It occurred to me as I was setting up this blog thingy that we use and propagate the Internet almost as much to exclude people as we do to include them. I love writing, so blogging was inevitable, and I'm a web marketer by profession so it makes sense that I'd want to get this out to as many people as possible. Eager to accommodate me, Typepad lets me syndicate this to whomever wants it, and I can pass new posts to all sorts of feeds automatically. Look at me now, a shining point of light among the 14+ million blogs out there today, open and accessible to all, a veritable public library of discourse (albeit with only one book available at the moment).
But who do I really want reading this? Messrs. Scoble, Lessig, Kottke, and my Santa Barbara homeboy Searls are, of course, hereby personally invited to read at their leisure. My friends, colleagues and family are also most welcome to check this blog out, if for no other reason than to see a local boy make good by publicly posting sentences with proper subject-predicate agreement. I'd even like to open up the floodgates to virtually any other interested rubberneckers in the blogosphere, whatever their reason may be for stopping by.

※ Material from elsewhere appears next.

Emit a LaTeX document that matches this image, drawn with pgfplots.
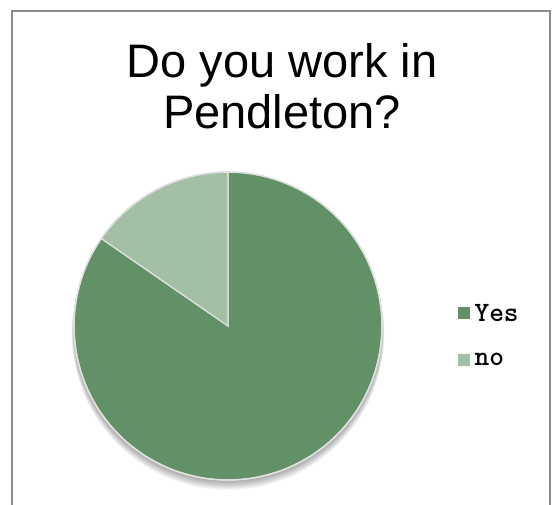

At some point, though, this A, B and C list ends, and I wonder if I will pine for a large, heavily tattooed e-bouncer to close off the proverbial e-velvet-rope and thereby deny entrance to any e-riffraff who simply have no good reason to be at the party. The good people at TypePad, after all, have anticipated this and offered me the ability to block offending IP addresses, bless their hearts. In my year or so of blogging experience, I've already used this feature once in my wedding blog, when an entrepreneurial soul tried to get me to visit his online tuxedo accessory store. My wedding blog was for family, friends, and kindred spirits- not for salespeople, so I locked him out. I wonder if any people on this list ever block out e-riffraff?
One is starting to see this sense of selective membership crop up. I've just started playing around with LinkedIn (I know, I'm behind the times here), one of a dozen or so social networking sites that connects you through X degrees of separation to people you'd theoretically get on with. Here, the very benefit provided is excluding anyone outside a known, trustworthy web of resources, much like you might pick sides for dodgeball in 4th grade gym class based entirely on the recommendations of the jocks in your class. So long as you trust your friends to get your back, you never need worry about accidentally choosing for your team the equivalent of the prototypical head-geared spaz who, overcome by a Phys-Ed inspired St. Vitus-like panic, consistently throws his own teammates out accidentally whenever he touches the ball. Or something like that.

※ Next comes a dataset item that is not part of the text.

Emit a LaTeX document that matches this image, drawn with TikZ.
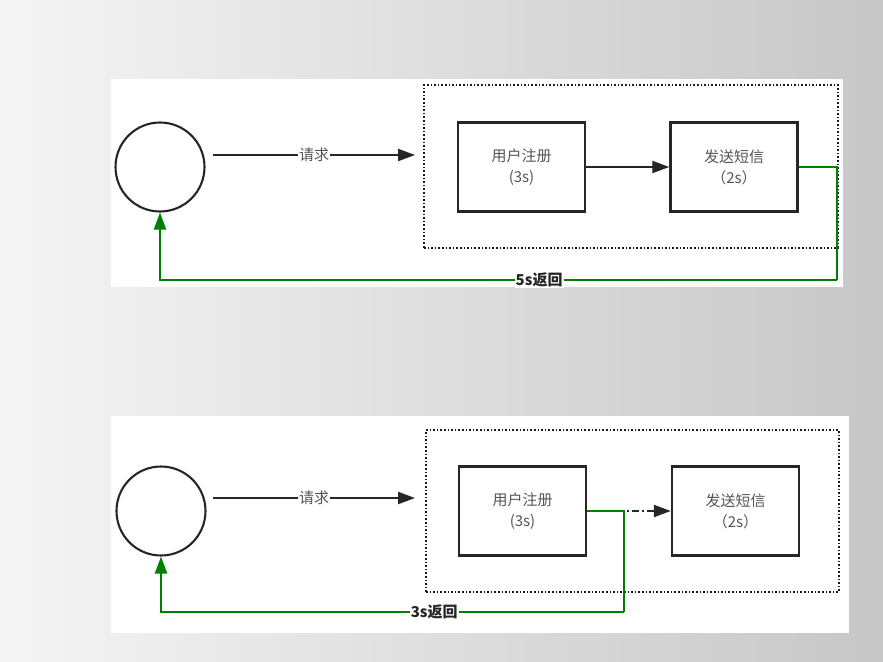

I find the massive adoption of these arguably reactionary pushes towards cliquishness or exclusivity on the Web very interesting in an industry that concurrently espouses the opening up of all information as its best and only hope for a bright future.

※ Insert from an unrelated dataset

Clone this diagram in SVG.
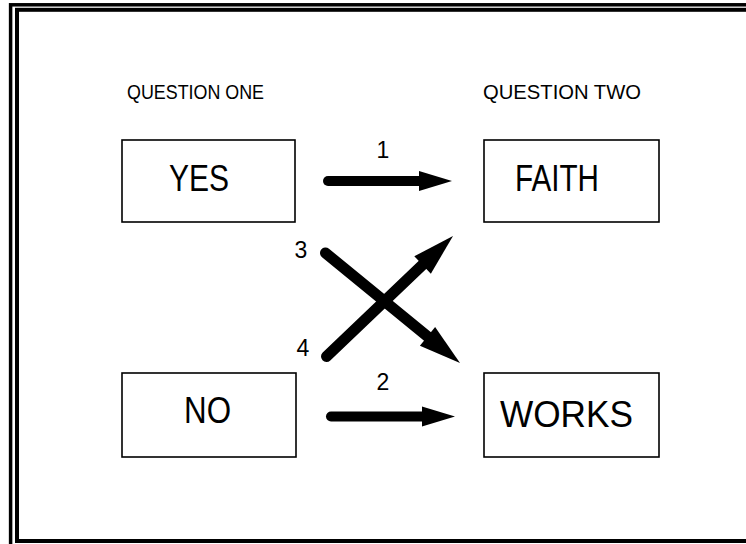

At any rate, welcome to you all (for now).
WHat you have to say about blogging and the social implications are very interesting... but I wonder if the knowledge that anyone could read what you write (especially friends that you might write about)effects the content of your blog. Do you blog for the fun or do you blog as a cathartic experiance similar to writing in a diary? Im curious because i am working on a paper about the differences between print and web writing and how the availabilty of the web changes both content and participants.